Chris Christie Signs Bill Which May Clear the Way for Legal New Jersey Sports Betting
New Jersey Governor Chris Christie signed a bill on Friday which partially repeals the state’s sports gambling ban. The repeal clears the way for gaming venues inside the state to begin taking sports bets as early as next weekend. Affected venues will be the Atlantic City casinos, along with racetracks within New Jersey, such as Monmouth Park.
The State Assembly passed the legislation on Thursday, with support among Democrats and Republicans. Earlier, the State Senate had passed the legislation. Christie released a statement after signing the bill which read: “As I’ve said all along, I am a strong proponent of legalized sports wagering in New Jersey. But given earlier decisions by federal courts, it was critical that we follow a correct and appropriate path to curtail new court challenges and expensive litigation. I believe we have found that path in this bipartisan legislative effort.”
Legal Sports Betting
New Jersey’s attempts to legalize sports betting have been long and complicated. The current attempt revolves around a distinction between laws which license sports wagers and the concept of unregulated sports betting. While the 1992 federal ban mandated in the PASPA law bans states from legalizing, licensing, and regulating sportsbooks (except in four states), the same law does not prevent a state from allowing unregulated sports gambling to continue.

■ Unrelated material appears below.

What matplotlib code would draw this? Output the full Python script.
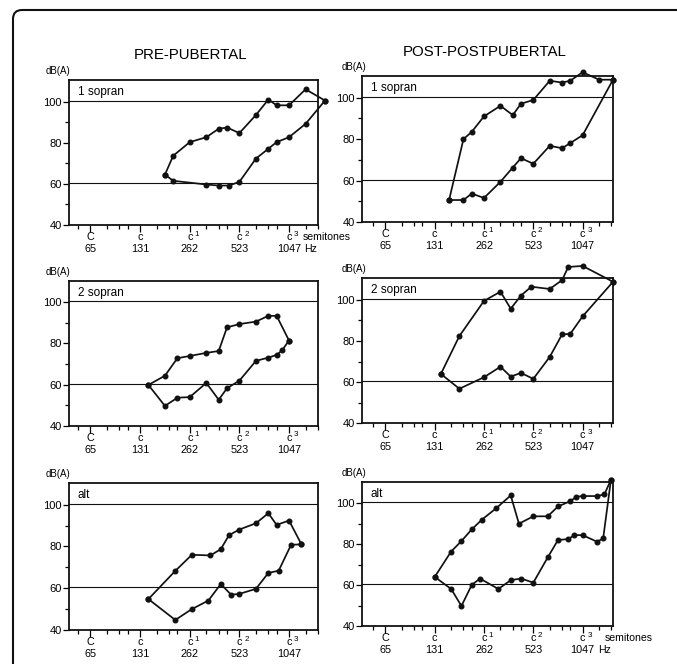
import matplotlib.pyplot as plt
from matplotlib.patches import FancyBboxPatch

plt.rcParams['font.family'] = ['Liberation Sans', 'DejaVu Sans']

# x in semitones above C (65 Hz), y in dB(A)
note_pos = [0, 12, 24, 36, 48]
note_name = ['C', 'c', 'c', 'c', 'c']
note_sup = ['', '', '1', '2', '3']
note_hz = ['65', '131', '262', '523', '1047']
minor_pos = [-3, 4, 7, 9, 16, 19, 21, 28, 31, 33, 40, 43, 45, 52, 55]

# pre-pubertal, 1 sopran
pre1_up_x = [18, 20, 24, 28, 31, 33, 36, 40, 43, 45, 48, 52, 56.7]
pre1_up_y = [64.5, 73.7, 80.3, 82.7, 86.8, 87.4, 84.7, 93.5, 101, 98.2, 98.2, 106, 100.5]
pre1_lo_x = [18, 20, 28, 31, 33.5, 36, 40, 43, 45, 48, 52, 56.7]
pre1_lo_y = [64.5, 61.5, 59.7, 59.2, 59.2, 61, 72.3, 77.1, 80.3, 82.7, 89.2, 100.5]

# post-pubertal, 1 sopran
post1_up_x = [15.5, 19, 21, 24, 28, 31, 33, 36, 40, 43, 45, 48, 52, 55.4]
post1_up_y = [50.6, 80, 83.5, 91, 96.1, 91.6, 97.1, 98.9, 108.2, 107.3, 108.2, 112.3, 108.7, 108.7]
post1_lo_x = [15.5, 19, 21, 24, 28, 31, 33, 36, 40, 43, 45, 48, 55.4]
post1_lo_y = [50.6, 50.6, 53.7, 51.6, 59.4, 66.3, 70.8, 68.1, 76.8, 75.6, 78.1, 81.9, 108.7]

# pre-pubertal, 2 sopran
pre2_up_x = [14, 18, 21, 24, 28, 31, 33, 36, 40, 43, 45, 48]
pre2_up_y = [59.8, 64.3, 72.8, 73.9, 75.4, 76.3, 87.8, 89.4, 90.6, 93.4, 93.4, 81.4]
pre2_lo_x = [14, 18, 21, 24, 28, 31, 33, 36, 40, 43, 45, 46.3, 48]
pre2_lo_y = [59.8, 49.6, 53.6, 53.9, 60.8, 52.6, 58.2, 61.9, 71.5, 73.1, 74.4, 76.6, 81.4]

# post-pubertal, 2 sopran
post2_up_x = [13.5, 18, 24, 28, 30.5, 33, 35.5, 40, 43, 44.5, 48, 55.4]
post2_up_y = [64, 82.4, 99.5, 104, 95.7, 102.1, 106.4, 105.3, 109.6, 116, 116.5, 108.8]
post2_lo_x = [13.5, 18, 24, 28, 30.5, 33, 36, 40, 43, 45, 48, 55.4]
post2_lo_y = [64, 56.8, 62.4, 67.5, 62.7, 64.5, 61.6, 72.3, 83.2, 83.5, 92, 108.8]

# pre-pubertal, alt
pre3_up_x = [14, 20.5, 24.5, 29, 31.5, 33.5, 36, 40, 43, 45, 48, 51]
pre3_up_y = [54.8, 68.3, 76, 75.7, 78.7, 85.4, 88.1, 91.1, 95.9, 90.3, 92.4, 81]
pre3_lo_x = [14, 20.5, 24.5, 28.5, 31.5, 34, 36, 40, 43, 45.5, 48.5, 51]
pre3_lo_y = [54.8, 44.8, 50, 54.1, 62, 56.9, 57.3, 59.7, 67.3, 68.4, 80.8, 81]

# post-pubertal, alt
post3_up_x = [12, 16, 18.5, 21, 23.5, 27, 30.5, 32.5, 36, 39.5, 42, 45, 46.5, 48, 51.5, 53.3, 54.9]
post3_up_y = [64, 76.4, 81.5, 87.2, 92, 97.6, 103.8, 90, 93.6, 93.6, 98.4, 101, 103.2, 103.5, 103.5, 104.3, 111.5]
post3_lo_x = [12, 16, 18.5, 21, 23, 27.5, 30.5, 33, 36, 39.5, 42, 44.5, 46, 48, 51.5, 53, 54.9]
post3_lo_y = [64, 58.1, 49.8, 60, 63.2, 58.1, 62.4, 63.2, 61.2, 73.5, 82, 82.5, 84.4, 84.4, 81.2, 82.8, 111.5]

ref_levels = [60.5, 100.5]

fig = plt.figure(figsize=(6.77, 6.64), dpi=100)

# outer frame (rounded top-left corner, runs off the right and bottom)
bg = fig.add_axes([0, 0, 1, 1])
bg.set_xlim(0, 677)
bg.set_ylim(664, 0)
bg.axis('off')
bg.add_patch(FancyBboxPatch((13, 10), 800, 800, boxstyle='round,pad=0,rounding_size=9',
                            fill=False, edgecolor='#111111', linewidth=1.5))

fig.text(191 / 677, 1 - 55 / 664, 'PRE-PUBERTAL', ha='center', va='center', fontsize=10.8)
fig.text(485 / 677, 1 - 52 / 664, 'POST-POSTPUBERTAL', ha='center', va='center', fontsize=10.8)

def draw_panel(rect, xlim, up_x, up_y, lo_x, lo_y, label, dba_dx, semi_x=None, hz_x=None):
    ax = fig.add_axes(rect)
    ax.set_xlim(*xlim)
    ax.set_ylim(40, 110.5)

    for lev in ref_levels:
        ax.axhline(lev, color='#111111', linewidth=0.8)

    for xs, ys in [(up_x, up_y), (lo_x, lo_y)]:
        ax.plot(xs, ys, color='#111111', linewidth=1.25, marker='o', markersize=3.3, clip_on=False, zorder=3)

    for sp in ax.spines.values():
        sp.set_linewidth(1.3)
        sp.set_color('#111111')

    ax.set_yticks([40, 60, 80, 100])
    ax.set_yticks([50, 70, 90], minor=True)
    ax.tick_params(axis='y', which='major', direction='out', length=4, width=0.9, labelsize=8, pad=1)
    ax.tick_params(axis='y', which='minor', direction='out', length=3, width=0.9)

    ax.set_xticks(note_pos)
    ax.set_xticks(minor_pos, minor=True)
    ax.set_xticklabels([])
    ax.tick_params(axis='x', which='major', direction='out', length=5, width=0.9)
    ax.tick_params(axis='x', which='minor', direction='out', length=3, width=0.9)

    trans = ax.get_xaxis_transform()
    for pos, name, sup, hz in zip(note_pos, note_name, note_sup, note_hz):
        ax.annotate(name, (pos, 0), xycoords=trans, xytext=(0, -12), textcoords='offset pixels',
                    ha='center', va='center', fontsize=7.8, annotation_clip=False)
        if sup:
            ax.annotate(sup, (pos, 0), xycoords=trans, xytext=(7, -9), textcoords='offset pixels',
                        ha='center', va='center', fontsize=5.8, annotation_clip=False)
        ax.annotate(hz, (pos, 0), xycoords=trans, xytext=(0, -24), textcoords='offset pixels',
                    ha='center', va='center', fontsize=7.8, annotation_clip=False)
    if semi_x is not None:
        ax.annotate('semitones', (semi_x, 0), xycoords=trans, xytext=(0, -12), textcoords='offset pixels',
                    ha='left', va='center', fontsize=7.6, annotation_clip=False)
        ax.annotate('Hz', (hz_x, 0), xycoords=trans, xytext=(0, -24), textcoords='offset pixels',
                    ha='left', va='center', fontsize=7.6, annotation_clip=False)

    ax.annotate('dB(A)', (0, 1), xycoords='axes fraction', xytext=(dba_dx, 9), textcoords='offset pixels',
                ha='right', va='center', fontsize=7)
    ax.annotate(label, (0, 1), xycoords='axes fraction', xytext=(9, -12), textcoords='offset pixels',
                ha='left', va='center', fontsize=8.5)
    return ax

left_xlim = (-5.2, 54.8)
right_xlim = (-5.7, 55.4)

draw_panel([0.1019, 0.6611, 0.3678, 0.2184], left_xlim,
           pre1_up_x, pre1_up_y, pre1_lo_x, pre1_lo_y, '1 sopran', 1, semi_x=51.2, hz_x=51.6)
draw_panel([0.5347, 0.6657, 0.3708, 0.2199], right_xlim,
           post1_up_x, post1_up_y, post1_lo_x, post1_lo_y, '1 sopran', 4)
draw_panel([0.1019, 0.3589, 0.3678, 0.2184], left_xlim,
           pre2_up_x, pre2_up_y, pre2_lo_x, pre2_lo_y, '2 sopran', 1)
draw_panel([0.5347, 0.3625, 0.3708, 0.2184], right_xlim,
           post2_up_x, post2_up_y, post2_lo_x, post2_lo_y, '2 sopran', 4)
draw_panel([0.1019, 0.0512, 0.3678, 0.2218], left_xlim,
           pre3_up_x, pre3_up_y, pre3_lo_x, pre3_lo_y, 'alt', 1)
draw_panel([0.5347, 0.0572, 0.3708, 0.2173], right_xlim,
           post3_up_x, post3_up_y, post3_lo_x, post3_lo_y, 'alt', 4, semi_x=53.3, hz_x=51.8)

fig.savefig('out.png', dpi=100)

That was the interpretation put forward by U.S. District Judge Michael Shipp in his ruling against New Jersey in 2012. While he ruled on behalf of the collected U.S. sports associations which had sued the state of New Jersey, Judge Shipp also left a loophole for New Jersey to exploit. New Jersey’s original mistake in passing a 2011 sports gambling law eventually was exposed for all to see when the U.S. Supreme Court declined to hear the state’s appeals on earlier rulings in federal court.
New Jersey’s New Tactics
At the time (June 2014), that seemed to be the end of the road for New Jersey’s legal sports betting industry. In August 2014, the state legislature passed a new bill which repealed sports betting laws earlier passed, but Chris Christie vetoed the bill. Senators like Raymond Lesniak were scathing in their criticism of the governor, who seemed to have undermined the last chance of the industry he had supported for years.

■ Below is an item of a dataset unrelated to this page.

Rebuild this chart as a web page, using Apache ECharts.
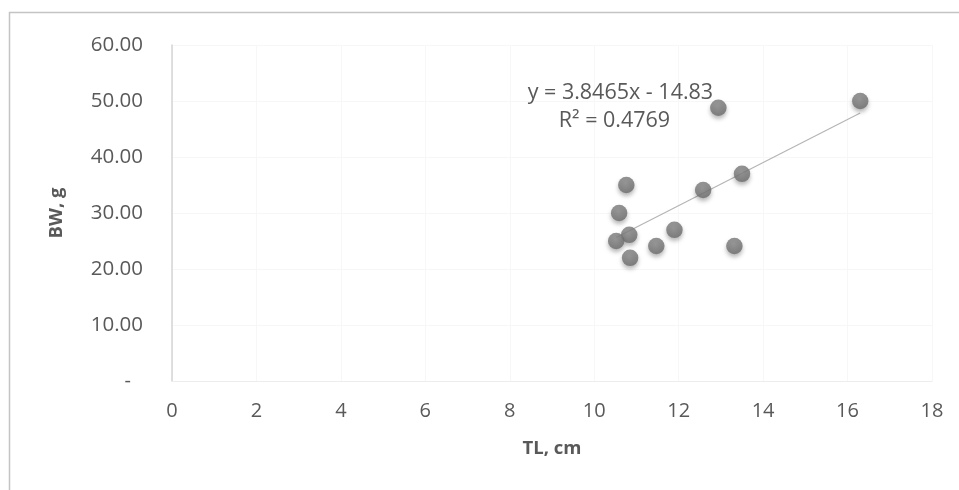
<!DOCTYPE html>
<html><head><meta charset="utf-8">
<script src="https://cdn.jsdelivr.net/npm/echarts@6/dist/echarts.min.js"></script>
<style>html,body{margin:0;padding:0;background:#fff}#c{width:959px;height:490px}</style>
</head><body><div id="c"></div>
<script>
const tlCm = [16.3, 12.94, 10.76, 13.5, 12.58, 10.59, 10.83, 11.9, 10.52, 11.47, 13.32, 10.85];
const bwG  = [50.0, 48.8, 35.0, 37.0, 34.1, 30.0, 26.1, 27.0, 25.0, 24.1, 24.1, 22.0];
const trendSlope = [3.8465];
const trendIntercept = [-14.83];
const trendLabel = ['y = 3.8465x - 14.83', 'R² = 0.4769'];
const xTicks = [0, 2, 4, 6, 8, 10, 12, 14, 16, 18];
const yTicks = [0, 10, 20, 30, 40, 50, 60];

const pts = tlCm.map((x, i) => [x, bwG[i]]);
const xMin = Math.min(...tlCm), xMax = Math.max(...tlCm);
const trend = [xMin, xMax].map(x => [x, trendSlope[0] * x + trendIntercept[0]]);

const chart = echarts.init(document.getElementById('c'));
const font = '"Open Sans", "Liberation Sans", sans-serif';
const border = {type: 'rect', shape: {x: 9.5, y: 12.5, width: 1000, height: 600}, style: {fill: 'none', stroke: '#c4c4c4', lineWidth: 1.5}, silent: true};
chart.setOption({
  animation: false,
  graphic: [border],
  grid: {left: 172, right: 27, top: 45, bottom: 109},
  xAxis: {
    type: 'value', min: 0, max: 18, interval: 2,
    name: 'TL, cm', nameLocation: 'middle', nameGap: 58,
    nameTextStyle: {fontFamily: font, fontWeight: 'bold', fontSize: 18.5, color: '#595959'},
    axisLine: {show: true, lineStyle: {color: '#ededed'}},
    axisTick: {show: false},
    axisLabel: {fontFamily: font, fontSize: 20, color: '#595959', margin: 20},
    splitLine: {show: true, lineStyle: {color: '#f7f7f7'}}
  },
  yAxis: {
    type: 'value', min: 0, max: 60, interval: 10,
    name: 'BW, g', nameLocation: 'middle', nameGap: 106, nameRotate: 90,
    nameTextStyle: {fontFamily: font, fontWeight: 'bold', fontSize: 18.5, color: '#595959'},
    axisLine: {show: true, lineStyle: {color: '#d4d4d4', width: 1.5}},
    axisTick: {show: false},
    axisLabel: {fontFamily: font, fontSize: 20.5, color: '#595959', margin: 29,
      formatter: v => v === 0 ? '{d|-}' : v.toFixed(2),
      rich: {d: {fontFamily: font, fontSize: 20, color: '#595959', padding: [0, 12, 0, 0]}}},
    splitLine: {show: true, lineStyle: {color: '#f7f7f7'}}
  },
  series: [
    {type: 'line', data: trend, symbol: 'none', lineStyle: {color: '#b5b5b5', width: 1.2}, z: 1},
    {type: 'scatter', data: pts, symbolSize: 16.5, z: 3,
     itemStyle: {
       color: {type: 'radial', x: 0.45, y: 0.4, r: 0.6, colorStops: [{offset: 0, color: '#8a8a8a'}, {offset: 1, color: '#6b6b6b'}]},
       shadowColor: 'rgba(0,0,0,0.35)', shadowBlur: 4, shadowOffsetY: 3
     }}
  ]
});
// trendline equation label anchored in data coordinates
const p1 = chart.convertToPixel({gridIndex: 0}, [10.62, 51.5]);
const p2 = chart.convertToPixel({gridIndex: 0}, [10.48, 46.5]);
const tStyle = {fontFamily: font, fontSize: 21.5, fill: '#595959', align: 'center', verticalAlign: 'middle'};
chart.setOption({graphic: [
  border,
  {type: 'text', z: 100, x: p1[0], y: p1[1], style: Object.assign({text: trendLabel[0]}, tStyle)},
  {type: 'text', z: 100, x: p2[0], y: p2[1], style: Object.assign({text: trendLabel[1]}, tStyle)}
]});
</script></body></html>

Then in September 2014, Christie and his Acting Attorney General, John J. Hoffman, informed state regulators they should not punish gaming operations which ran sportsbooks. Though these operations could not be licensed and regulated, they would be allowed to operate without interference from the state. This spurred a second lawsuit by the combined lawyers of the NFL, NBA, MLB, NHL, and NCAA. These organizations said legal sports betting would ruin the integrity of their sports.
Sports Gambling Laws Revisited
This time around, the sports leagues are going to have a harder argument to make. For one, sports gambling already exists in four U.S. states. Sports betting in those states hasn’t harmed the leagues in 22 years since the PASPA was passed. It would be hard to argue that New Jersey would present a mortal danger to pro football, baseball, or basketball. The lawyers have to argue that New Jersey would be a bad precedent, but it’s hard to say why Nevada, Oregon, Montana, or Delaware is any more deserving of the right to have sportsbooks than any other state.

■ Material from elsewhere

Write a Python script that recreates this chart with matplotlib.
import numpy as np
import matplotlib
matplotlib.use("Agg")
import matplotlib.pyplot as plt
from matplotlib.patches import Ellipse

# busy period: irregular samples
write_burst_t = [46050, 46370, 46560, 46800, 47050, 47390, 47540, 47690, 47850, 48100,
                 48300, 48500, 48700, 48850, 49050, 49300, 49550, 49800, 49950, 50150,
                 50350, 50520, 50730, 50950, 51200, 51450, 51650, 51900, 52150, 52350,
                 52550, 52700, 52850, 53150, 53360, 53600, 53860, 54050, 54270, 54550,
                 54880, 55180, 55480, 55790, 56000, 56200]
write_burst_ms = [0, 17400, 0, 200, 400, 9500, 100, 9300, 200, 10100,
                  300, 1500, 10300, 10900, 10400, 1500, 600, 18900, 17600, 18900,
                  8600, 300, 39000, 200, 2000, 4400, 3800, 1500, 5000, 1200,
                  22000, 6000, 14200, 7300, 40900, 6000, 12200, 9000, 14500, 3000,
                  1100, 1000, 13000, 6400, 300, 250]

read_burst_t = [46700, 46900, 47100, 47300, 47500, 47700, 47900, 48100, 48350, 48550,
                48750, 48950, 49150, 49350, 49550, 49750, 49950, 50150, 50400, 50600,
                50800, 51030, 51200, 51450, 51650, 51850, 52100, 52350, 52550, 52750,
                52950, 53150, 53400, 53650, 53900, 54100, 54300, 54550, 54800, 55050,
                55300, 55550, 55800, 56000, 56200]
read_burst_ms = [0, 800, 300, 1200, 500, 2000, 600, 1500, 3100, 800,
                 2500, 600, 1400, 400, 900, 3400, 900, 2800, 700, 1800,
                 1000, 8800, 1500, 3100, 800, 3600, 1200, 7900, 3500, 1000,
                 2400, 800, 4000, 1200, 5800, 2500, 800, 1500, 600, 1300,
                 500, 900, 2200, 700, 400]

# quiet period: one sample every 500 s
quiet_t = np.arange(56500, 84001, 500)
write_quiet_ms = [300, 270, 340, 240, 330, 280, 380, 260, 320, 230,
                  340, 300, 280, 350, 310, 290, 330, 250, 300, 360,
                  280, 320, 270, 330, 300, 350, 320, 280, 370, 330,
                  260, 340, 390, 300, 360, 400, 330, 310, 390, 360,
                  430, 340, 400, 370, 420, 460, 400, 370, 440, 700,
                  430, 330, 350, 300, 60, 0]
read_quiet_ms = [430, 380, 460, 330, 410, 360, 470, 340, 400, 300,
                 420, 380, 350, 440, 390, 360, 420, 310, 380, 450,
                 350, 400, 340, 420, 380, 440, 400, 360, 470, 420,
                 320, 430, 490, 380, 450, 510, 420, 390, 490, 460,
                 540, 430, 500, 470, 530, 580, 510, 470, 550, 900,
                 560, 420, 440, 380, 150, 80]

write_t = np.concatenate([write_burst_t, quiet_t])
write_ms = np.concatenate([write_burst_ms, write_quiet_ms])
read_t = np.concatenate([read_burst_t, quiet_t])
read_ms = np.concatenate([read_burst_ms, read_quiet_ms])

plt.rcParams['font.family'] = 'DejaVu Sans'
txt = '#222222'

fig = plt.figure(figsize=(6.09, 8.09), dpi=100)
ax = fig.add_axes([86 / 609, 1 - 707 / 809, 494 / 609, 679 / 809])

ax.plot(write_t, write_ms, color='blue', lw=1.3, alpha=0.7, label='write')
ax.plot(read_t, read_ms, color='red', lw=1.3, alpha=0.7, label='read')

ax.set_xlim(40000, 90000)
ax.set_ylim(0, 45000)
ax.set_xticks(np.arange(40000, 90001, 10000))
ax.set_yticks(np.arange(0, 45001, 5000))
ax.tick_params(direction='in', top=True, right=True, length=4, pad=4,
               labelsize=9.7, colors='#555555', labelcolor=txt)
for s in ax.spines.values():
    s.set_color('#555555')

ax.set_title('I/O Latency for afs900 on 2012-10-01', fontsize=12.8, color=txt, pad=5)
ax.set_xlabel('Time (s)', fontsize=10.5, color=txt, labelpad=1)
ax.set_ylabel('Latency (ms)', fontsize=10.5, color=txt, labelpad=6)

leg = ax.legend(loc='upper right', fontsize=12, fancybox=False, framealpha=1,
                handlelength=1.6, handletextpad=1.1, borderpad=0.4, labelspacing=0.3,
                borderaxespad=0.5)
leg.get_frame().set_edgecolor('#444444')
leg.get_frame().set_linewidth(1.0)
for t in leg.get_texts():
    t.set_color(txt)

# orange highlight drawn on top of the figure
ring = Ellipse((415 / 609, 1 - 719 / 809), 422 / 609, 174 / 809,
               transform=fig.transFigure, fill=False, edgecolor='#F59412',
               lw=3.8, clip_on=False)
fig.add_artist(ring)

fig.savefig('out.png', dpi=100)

Before, the sports associations could argue that New Jersey was directly challenging a federal law. Now, New Jersey isn’t challenging federal law, but simply overlooking activity which isn’t illegal according to New Jersey laws.
Raymond Lesniak Comments
State Senator Raymond Lesniak has been a leader on the gambling issue for years, and he championed the latest sports gambling bill in the New Jersey legislature. He added, “This will help clear away the legal obstacles and provide a clear path to finally bringing sports betting to New Jersey. And it couldn’t happen at a more important time. It will be a lifeline to Atlantic City casinos and for the horse racing industry, creating jobs and economic opportunities that will serve the city and the state for years to come. Sports betting is now much closer to a reality in New Jersey.”
Why Sportsbooks Are Needed
New Jersey’s gambling industry desperately needs an influx of cash. Four of Atlantic City’s twelve casinos have closed this year, with a fifth ready to fold in the coming weeks. Sports gambling could not only save the final seven casinos, but it could be part of a general turnaround of the gaming industry in the state. New Jersey’s leaders also have tried legalized online gambling to help the moribund land-based industry, while they are considering legalized online skill games.